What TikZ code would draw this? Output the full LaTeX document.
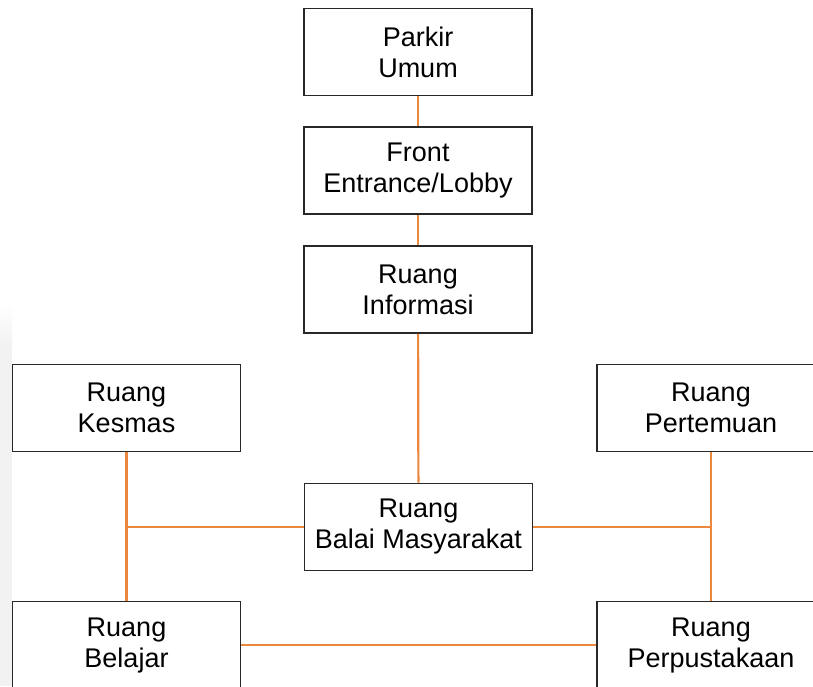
\documentclass[tikz,border=0pt]{standalone}
\usepackage{fontspec}
\setmainfont{Liberation Sans}
\definecolor{boxline}{RGB}{40,40,40}
\definecolor{link}{RGB}{236,135,62}
\definecolor{strip}{RGB}{242,242,242}
\begin{document}
\begin{tikzpicture}[x=1pt,y=-1pt,
  room/.style={draw=boxline,line width=1.7pt,fill=white,minimum width=228pt,minimum height=87pt,
    align=center,inner sep=0pt,font=\fontsize{27}{31}\selectfont},
  conn/.style={draw=link,line width=2.2pt}]
\useasboundingbox (0,0) rectangle (813,686);
\clip (0,0) rectangle (813,686);
\fill[white] (0,0) rectangle (813,686);
\shade[top color=white,bottom color=strip] (0,305) rectangle (12,345);
\fill[strip] (0,344) rectangle (12,686);
\node[room] (parkir) at (418,52) {Parkir\\Umum};
\node[room] (front) at (418,170.5) {Front\\Entrance/Lobby};
\node[room] (info) at (418,289.5) {Ruang\\Informasi};
\node[room] (kesmas) at (126.5,408) {Ruang\\Kesmas};
\node[room] (balai) at (418.5,527) {Ruang\\Balai Masyarakat};
\node[room] (pertemuan) at (711,408) {Ruang\\Pertemuan};
\node[room] (belajar) at (126.5,645) {Ruang\\Belajar};
\node[room] (perpus) at (711,645) {Ruang\\Perpustakaan};
\draw[conn] (parkir) -- (front);
\draw[conn] (front) -- (info);
\draw[conn] (info) -- (balai);
\draw[conn] (kesmas) -- (belajar);
\draw[conn] (pertemuan) -- (perpus);
\draw[conn] (balai.west) -- (balai.west -| kesmas.south);
\draw[conn] (balai.east) -- (balai.east -| pertemuan.south);
\draw[conn] (belajar) -- (perpus);
\end{tikzpicture}
\end{document}
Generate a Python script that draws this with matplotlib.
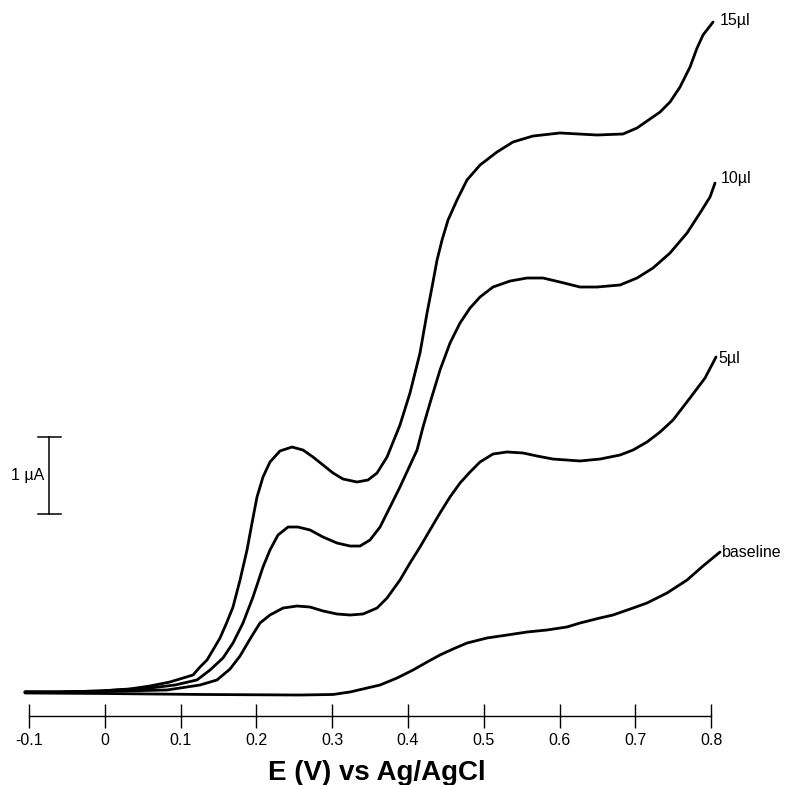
import numpy as np
import matplotlib
matplotlib.use("Agg")
import matplotlib.pyplot as plt

plt.rcParams['font.family'] = ['Liberation Sans', 'DejaVu Sans']

# potential (V vs Ag/AgCl) and current (uA, relative to start level)
E_15 = [-0.1053, -0.0591, -0.0063, 0.0332, 0.0596, 0.0860, 0.1032, 0.1164, 0.1256, 0.1348,
        0.1427, 0.1520, 0.1612, 0.1691, 0.1784, 0.1876, 0.1942, 0.2008, 0.2087, 0.2179,
        0.2311, 0.2470, 0.2615, 0.2747, 0.2879, 0.3011, 0.3142, 0.3327, 0.3472, 0.3591,
        0.3723, 0.3894, 0.4026, 0.4158, 0.4251, 0.4317, 0.4383, 0.4449, 0.4528, 0.4646,
        0.4778, 0.4950, 0.5174, 0.5385, 0.5649, 0.6005, 0.6493, 0.6836, 0.7021, 0.7153,
        0.7325, 0.7456, 0.7588, 0.7720, 0.7813, 0.7892, 0.8024]
I_15 = [0.013, 0.013, 0.026, 0.052, 0.090, 0.142, 0.193, 0.232, 0.335, 0.425,
        0.554, 0.709, 0.915, 1.108, 1.456, 1.843, 2.191, 2.526, 2.784, 2.977,
        3.119, 3.170, 3.131, 3.041, 2.938, 2.835, 2.758, 2.719, 2.745, 2.835,
        3.041, 3.454, 3.866, 4.382, 4.897, 5.232, 5.580, 5.838, 6.095, 6.353,
        6.611, 6.804, 6.972, 7.101, 7.178, 7.217, 7.191, 7.204, 7.281, 7.371,
        7.487, 7.616, 7.809, 8.067, 8.312, 8.480, 8.647]

E_10 = [-0.1053, -0.0591, -0.0063, 0.0596, 0.0926, 0.1216, 0.1388, 0.1559, 0.1691, 0.1823,
        0.1955, 0.2087, 0.2179, 0.2285, 0.2417, 0.2549, 0.2707, 0.2879, 0.3063, 0.3235,
        0.3367, 0.3499, 0.3631, 0.3763, 0.3894, 0.4119, 0.4198, 0.4290, 0.4422, 0.4554,
        0.4686, 0.4818, 0.4950, 0.5121, 0.5346, 0.5570, 0.5781, 0.6005, 0.6269, 0.6493,
        0.6797, 0.7021, 0.7232, 0.7456, 0.7681, 0.7852, 0.7984, 0.8050]
I_10 = [0.013, 0.013, 0.026, 0.064, 0.103, 0.168, 0.296, 0.451, 0.644, 0.902,
        1.237, 1.624, 1.843, 2.036, 2.139, 2.139, 2.101, 2.010, 1.933, 1.894,
        1.894, 1.972, 2.139, 2.397, 2.655, 3.131, 3.428, 3.737, 4.162, 4.510,
        4.768, 4.961, 5.103, 5.232, 5.309, 5.348, 5.348, 5.296, 5.232, 5.232,
        5.258, 5.348, 5.477, 5.670, 5.928, 6.186, 6.392, 6.572]

E_5 = [-0.1053, -0.0591, -0.0063, 0.0821, 0.1256, 0.1480, 0.1652, 0.1784, 0.1916, 0.2047,
       0.2179, 0.2351, 0.2536, 0.2707, 0.2879, 0.3063, 0.3235, 0.3406, 0.3591, 0.3723,
       0.3894, 0.4026, 0.4158, 0.4290, 0.4422, 0.4554, 0.4686, 0.4818, 0.4950, 0.5121,
       0.5306, 0.5517, 0.5702, 0.5913, 0.6269, 0.6533, 0.6797, 0.6968, 0.7153, 0.7325,
       0.7496, 0.7720, 0.7918, 0.8063]
I_5 = [0.013, 0.013, 0.019, 0.039, 0.103, 0.168, 0.309, 0.477, 0.696, 0.902,
       1.005, 1.095, 1.121, 1.108, 1.057, 1.018, 1.005, 1.018, 1.095, 1.224,
       1.456, 1.675, 1.881, 2.101, 2.320, 2.526, 2.706, 2.848, 2.977, 3.080,
       3.106, 3.093, 3.054, 3.015, 2.990, 3.015, 3.067, 3.131, 3.235, 3.363,
       3.518, 3.802, 4.059, 4.330]

E_base = [-0.1053, -0.0063, 0.1256, 0.2575, 0.3011, 0.3235, 0.3459, 0.3631, 0.3855, 0.4066,
          0.4251, 0.4422, 0.4594, 0.4778, 0.5042, 0.5306, 0.5570, 0.5834, 0.6098, 0.6269,
          0.6533, 0.6704, 0.6968, 0.7153, 0.7417, 0.7681, 0.7892, 0.8116]
I_base = [0.0, -0.006, -0.019, -0.026, -0.019, 0.013, 0.064, 0.103, 0.193, 0.296,
          0.399, 0.490, 0.567, 0.644, 0.709, 0.747, 0.786, 0.812, 0.851, 0.902,
          0.967, 1.005, 1.095, 1.160, 1.289, 1.456, 1.637, 1.817]

curve_labels = ['15\u00b5l', '10\u00b5l', '5\u00b5l', 'baseline']
xticks = [-0.1, 0.0, 0.1, 0.2, 0.3, 0.4, 0.5, 0.6, 0.7, 0.8]
xticklabels = ['-0.1', '0', '0.1', '0.2', '0.3', '0.4', '0.5', '0.6', '0.7', '0.8']
scale_bar = [2.303, 3.303]  # 1 uA

fig = plt.figure(figsize=(7.86, 7.85), dpi=100)
ax = fig.add_axes([0.01761, 0.0879, 0.9162, 0.9057])
ax.set_xlim(-0.12, 0.83)
ax.set_ylim(-0.2964, 8.866)

curves = [(E_15, I_15), (E_10, I_10), (E_5, I_5), (E_base, I_base)]
for E, I in curves:
    ax.plot(E, I, color='black', lw=2.0, solid_capstyle='round', solid_joinstyle='round')

# labels at the end of each curve
label_pos = [(0.8108, 8.673), (0.8125, 6.624), (0.809, 4.317), (0.8138, 1.81)]
for txt, (x, y) in zip(curve_labels, label_pos):
    ax.text(x, y, txt, fontsize=11.5, ha='left', va='center', clip_on=False)

# scale bar
xb = -0.0732
ax.plot([xb, xb], scale_bar, color='black', lw=1.1)
for yy in scale_bar:
    ax.plot([-0.0881, -0.0582], [yy, yy], color='black', lw=1.1)
ax.text(-0.080, np.mean(scale_bar), '1 \u00b5A', fontsize=11.5, ha='right', va='center')

for s in ['top', 'left', 'right']:
    ax.spines[s].set_visible(False)
ax.spines['bottom'].set_bounds(-0.1, 0.8)
ax.spines['bottom'].set_linewidth(1.0)
ax.set_yticks([])
ax.set_xticks(xticks)
ax.set_xticklabels(xticklabels, fontsize=11.5)
ax.tick_params(axis='x', direction='inout', length=16.6, width=1.0, pad=4.2)

fig.text(0.48, 0.00637, 'E (V) vs Ag/AgCl', fontsize=20, fontweight='bold',
         ha='center', va='baseline')

fig.savefig('out.png', dpi=100)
★ ★ ★ ★ ★ ★ ★
Stated exercise ::
From the first line above down to the line with "plt.rcParams['font.family'] = ['Liberation", reproduce every line and no others, omitting pictures.

Exercise result ::
What TikZ code would draw this? Output the full LaTeX document.
\documentclass[tikz,border=0pt]{standalone}
\usepackage{fontspec}
\setmainfont{Liberation Sans}
\definecolor{boxline}{RGB}{40,40,40}
\definecolor{link}{RGB}{236,135,62}
\definecolor{strip}{RGB}{242,242,242}
\begin{document}
\begin{tikzpicture}[x=1pt,y=-1pt,
  room/.style={draw=boxline,line width=1.7pt,fill=white,minimum width=228pt,minimum height=87pt,
    align=center,inner sep=0pt,font=\fontsize{27}{31}\selectfont},
  conn/.style={draw=link,line width=2.2pt}]
\useasboundingbox (0,0) rectangle (813,686);
\clip (0,0) rectangle (813,686);
\fill[white] (0,0) rectangle (813,686);
\shade[top color=white,bottom color=strip] (0,305) rectangle (12,345);
\fill[strip] (0,344) rectangle (12,686);
\node[room] (parkir) at (418,52) {Parkir\\Umum};
\node[room] (front) at (418,170.5) {Front\\Entrance/Lobby};
\node[room] (info) at (418,289.5) {Ruang\\Informasi};
\node[room] (kesmas) at (126.5,408) {Ruang\\Kesmas};
\node[room] (balai) at (418.5,527) {Ruang\\Balai Masyarakat};
\node[room] (pertemuan) at (711,408) {Ruang\\Pertemuan};
\node[room] (belajar) at (126.5,645) {Ruang\\Belajar};
\node[room] (perpus) at (711,645) {Ruang\\Perpustakaan};
\draw[conn] (parkir) -- (front);
\draw[conn] (front) -- (info);
\draw[conn] (info) -- (balai);
\draw[conn] (kesmas) -- (belajar);
\draw[conn] (pertemuan) -- (perpus);
\draw[conn] (balai.west) -- (balai.west -| kesmas.south);
\draw[conn] (balai.east) -- (balai.east -| pertemuan.south);
\draw[conn] (belajar) -- (perpus);
\end{tikzpicture}
\end{document}
Generate a Python script that draws this with matplotlib.
import numpy as np
import matplotlib
matplotlib.use("Agg")
import matplotlib.pyplot as plt

plt.rcParams['font.family'] = ['Liberation Sans', 'DejaVu Sans']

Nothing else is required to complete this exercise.